Being a person who is completely incapable of sitting still I went back to my artistic roots and started to make art again, now that I had all of this extra time on my hands. I had to get creative to be creative. I needed to learn how work around my own impairments when it comes to art, and that is what I am going to write about today. We all hit this creative wall, this thing that keeps us from taking our creative ideas and actually bringing them into reality.

I have a hard time starting a project. There I said it. I can sit there and think about all of the different things that I would like to put down, and make into art, but when it comes to starting there it this fear that has a tenancy to take over. I look at the blank paper, or the unsoiled supplies, and think that my first move has to be genius or I will not turn out right. I have to make it perfect, and then all of that pressure builds up behind me and I freeze. I sit there looking at that blank paper and think "Oh crap! I can't do this without messing up."

This was part of why I didn't do anything with my art experience after school. Before I had motivation to actually do something, because if I didn't turn in my assignment no mater how bad it ended up I wouldn't get a grade, and I just can't handle the idea of failure. That out weighed my fear of messing up. Now without motivation and a degree under my belt I felt that everything I did had to be amazing, or that degree would be useless, and I therefore would be useless.

That is the worst lie we can ever tell ourselves when we start the creative process. Creating means that it is going to start out, and not really make sense, it also means that what you thought it was going to be in the beginning isn't necessarily what it will be in the end. If you were to look at a line on a piece of paper you really cannot determine if it will be a picture of a dog, or a completely abstract expression of feeling. They couldn't be more different but they both started with a line of some sort.

I had to come up with a way to break the fear. What did I do?  Well, I don't start out with a blank piece of paper any more. I cannot be afraid to make the first mark if it has already been done for me. That is why I have started work in the collage format. I use old thrift shop art that people have discarded as my canvas and then I paint into it what I think will make the piece more socially relevant to today.

Everyone has a creative handicap, but also everyone has creativity in them. It is not enough to just think that because you have gotten yourself stuck in a loop, where you think you are incapable of creating anything, you have to think around your issues. Deep down inside there ideas, most of them probably half baked but they are there, you just have to find a way to get them out. Don't start with a blank piece of paper, or scribbling first making as many bad marks as you can before you start, so that when you do eventually start you will see the value of that first deliberate mark.

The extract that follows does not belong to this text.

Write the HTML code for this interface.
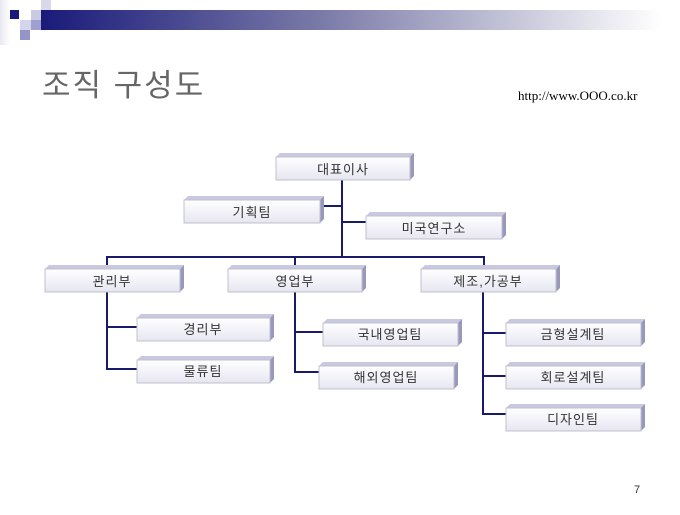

It is just as important that you take the time to exercise your creativity as any other part of your body, because like any other muscle if you don't use it, it will atrophy and you will be stuck in a mind that has a dead imagination. Have faith in those half baked ideas, remember one wrong stroke is just the first stroke on the way to genius. Genius is made up of many okay strokes that add up to awesome, if you don't keep making them you will never get to genius and will be stuck with a couple of okay lines.